Em Ricoeur, como vimos, a proximidade com Husserl é uma aproximação

crítica, mediada pela fenomenologia de Scheler e pela consciência do conflito entendido

como componente essencial da vida humana. Assinala em Husserl, as aporias presentes

na tese da subjetividade transcendental e busca um novo caminho, centrado na

meditação ética.

Denominamos comuns, de Merleau-Ponty e Ricoeur, em relação a Husserl, são o

uso inovador do método husserliano; mas também, o reconhecimento da existência de

uma profunda crise da razão, que ameaça o mundo contemporâneo.
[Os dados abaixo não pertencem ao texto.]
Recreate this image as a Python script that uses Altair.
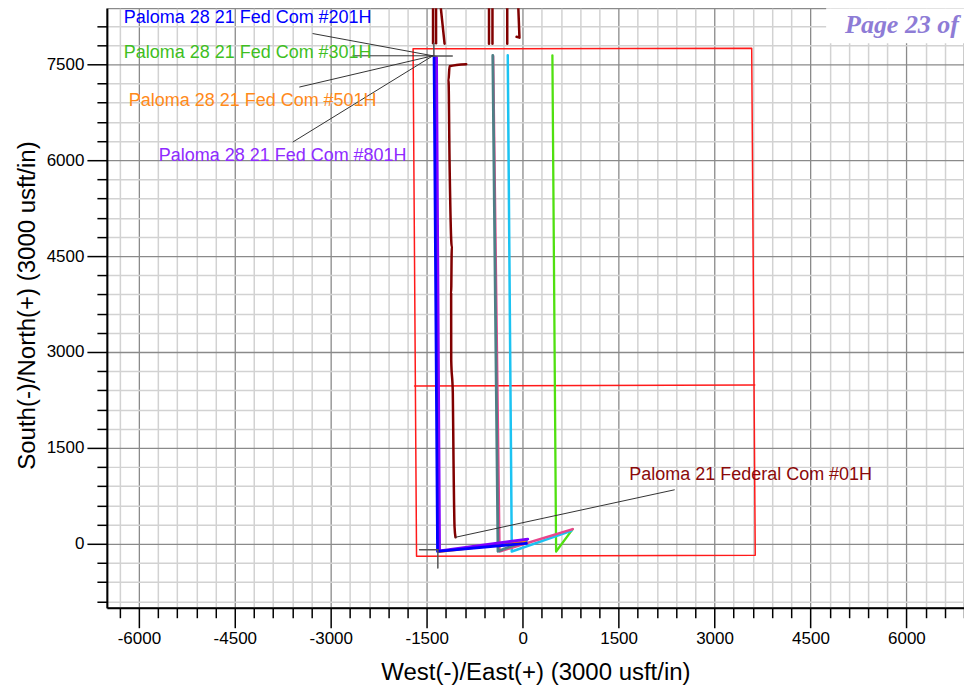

Merleau-Ponty busca fundar a superação da crise através de uma coordenação

das diferentes perspectivas individuais no reconhecimento do mundo como pátria

comum, onde inscrevemos nossas vidas; Ricoeur, na proposta de uma valorização do

amor e da justiça.

Em todos os autores, de Husserl a Merleau-Ponty e Ricoeur, as problemáticas

epistemológicas e ética estão entrelaçadas e evoluem ao longo das pesquisas dos

filósofos, tornando-se cada vez mais complexas.

De modo implícito em Husserl e Merleau-Ponty, explicitamente mencionado em

Ricoeur, cuidado é o nome da busca epistemológico-ética da verdade do homem, da

verdade do mundo no qual se encontra e onde o seu viver habitual se desdobra em

conhecimento, ciência e arte, filosofia.